Test takers might be asked to name a Belgian-style ale flavored with CuraƧao, orange peel and grains of paradise, or to describe a salad and a beer that make a good pairing and the specifics of why they work together.

Though Mr. Daniels is trying to equate his certifications with those for wine, he is put off by stuffiness.

“In the wine world, people get all snobby about their knowledge,” said Mr. Daniels, who lives on the North Side. “We’re trying to avoid that. I want the cicerones to be guides, not gods.”

About 3,500 people have passed the beer server exam, and 200 have become certified cicerones, Mr. Daniels said. Small brewers like Sierra Nevada and Lagunitas support his program; Samuel Adams weaves cicerone standards into its internal sales training.

More than a dozen restaurants and pubs in the Chicago area have a cicerone-certified bartender or manager on staff, including the Bristol, a chic bistro in the trendy Bucktown neighborhood.

On a recent Friday there, Erin Phillips, the front-of-house manager, recommended the braised pig tail and a Belgian-style brown ale to a customer looking for a hearty food-beer pairing.

“The Rochefort 8 would stand up to the richness of the sauce and pull down the spiciness of the pork broth,” said Ms. Phillips, who is cicerone-certified. “And there’s a lot of earthy notes to the beer that I think would play off the pickled mustard greens as well.”

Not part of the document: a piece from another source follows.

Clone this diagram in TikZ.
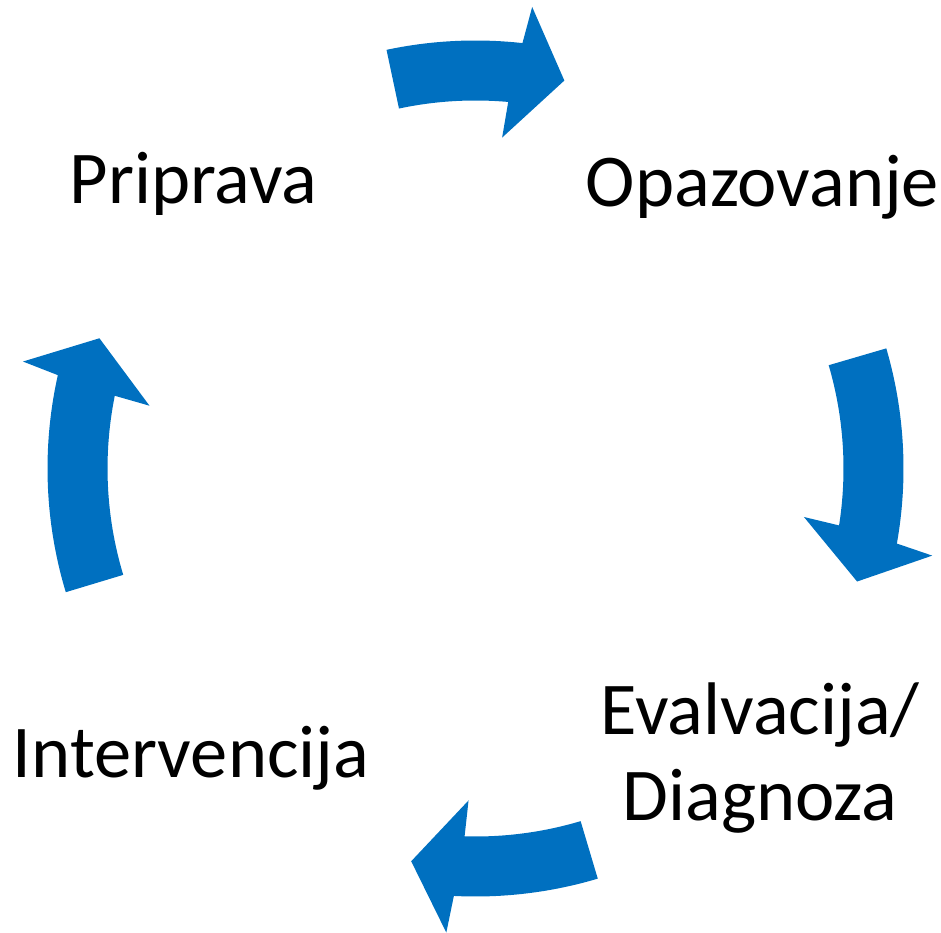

Chris Pandel, the Bristol’s executive chef who was named Rising Chef of the Year in the 2010 Jean Banchet Awards, Chicago’s highest culinary honors, said he appreciated Ms. Phillips’s knowledge.

“Her ability to take the nuances of what a beer could do and pair it with food, as you’d do with wine, is outstanding,“ he said.

The Bristol offers about 60 beers and the same number of wines, and Mr. Pandel thinks the two deserve equal billing.

“They really have the same purpose in the meal,” he said. “Beer’s not just for guzzling anymore.”